**** Supplied material

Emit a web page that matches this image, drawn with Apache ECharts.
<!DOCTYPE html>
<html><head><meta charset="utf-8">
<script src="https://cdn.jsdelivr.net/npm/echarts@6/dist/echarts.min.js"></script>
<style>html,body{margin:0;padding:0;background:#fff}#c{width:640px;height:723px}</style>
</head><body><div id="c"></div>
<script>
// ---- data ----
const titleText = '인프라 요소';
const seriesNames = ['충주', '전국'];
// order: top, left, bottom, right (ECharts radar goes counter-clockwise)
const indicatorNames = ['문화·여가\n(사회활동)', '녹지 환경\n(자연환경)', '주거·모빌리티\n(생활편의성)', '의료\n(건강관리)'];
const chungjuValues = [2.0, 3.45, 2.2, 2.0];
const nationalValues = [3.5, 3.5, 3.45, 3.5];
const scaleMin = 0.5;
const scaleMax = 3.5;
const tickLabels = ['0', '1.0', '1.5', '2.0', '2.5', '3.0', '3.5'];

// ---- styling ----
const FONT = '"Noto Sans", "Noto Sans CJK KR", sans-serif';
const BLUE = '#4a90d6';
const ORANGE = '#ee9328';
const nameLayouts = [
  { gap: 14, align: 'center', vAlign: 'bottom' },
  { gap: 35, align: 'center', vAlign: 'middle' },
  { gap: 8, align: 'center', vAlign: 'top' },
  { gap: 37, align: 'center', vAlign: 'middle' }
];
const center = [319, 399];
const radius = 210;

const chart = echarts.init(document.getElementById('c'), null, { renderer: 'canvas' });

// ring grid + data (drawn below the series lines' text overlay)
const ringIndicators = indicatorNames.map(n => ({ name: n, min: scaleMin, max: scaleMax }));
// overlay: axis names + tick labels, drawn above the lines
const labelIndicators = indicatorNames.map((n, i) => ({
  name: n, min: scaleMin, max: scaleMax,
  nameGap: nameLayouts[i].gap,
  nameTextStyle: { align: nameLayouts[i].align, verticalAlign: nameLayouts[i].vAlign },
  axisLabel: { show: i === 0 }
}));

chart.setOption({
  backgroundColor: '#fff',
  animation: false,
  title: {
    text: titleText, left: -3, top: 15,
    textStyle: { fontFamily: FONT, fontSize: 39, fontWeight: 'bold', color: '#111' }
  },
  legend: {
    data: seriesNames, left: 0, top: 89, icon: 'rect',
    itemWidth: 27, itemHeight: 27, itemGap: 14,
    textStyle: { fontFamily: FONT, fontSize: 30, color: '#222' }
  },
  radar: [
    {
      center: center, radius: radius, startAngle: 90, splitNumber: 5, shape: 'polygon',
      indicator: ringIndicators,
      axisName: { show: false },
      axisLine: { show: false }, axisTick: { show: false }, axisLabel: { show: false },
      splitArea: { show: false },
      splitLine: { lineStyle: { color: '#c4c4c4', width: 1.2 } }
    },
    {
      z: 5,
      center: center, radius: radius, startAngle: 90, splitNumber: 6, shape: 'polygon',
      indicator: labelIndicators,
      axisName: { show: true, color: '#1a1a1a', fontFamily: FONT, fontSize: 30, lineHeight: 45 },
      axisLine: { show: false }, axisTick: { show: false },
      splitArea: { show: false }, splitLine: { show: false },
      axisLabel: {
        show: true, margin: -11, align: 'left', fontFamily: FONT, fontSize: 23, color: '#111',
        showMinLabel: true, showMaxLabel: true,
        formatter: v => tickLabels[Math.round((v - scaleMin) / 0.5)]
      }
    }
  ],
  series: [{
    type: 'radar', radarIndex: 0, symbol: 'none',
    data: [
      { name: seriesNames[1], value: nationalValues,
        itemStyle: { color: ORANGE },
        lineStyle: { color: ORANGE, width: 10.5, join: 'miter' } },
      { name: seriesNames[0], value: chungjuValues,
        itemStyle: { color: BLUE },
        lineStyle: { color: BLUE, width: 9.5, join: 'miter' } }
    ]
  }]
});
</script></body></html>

********

_Brief:_ Return every line above that contains the word "drawn".

_Output for this exercise:_
Emit a web page that matches this image, drawn with Apache ECharts.
// ring grid + data (drawn below the series lines' text overlay)
// overlay: axis names + tick labels, drawn above the lines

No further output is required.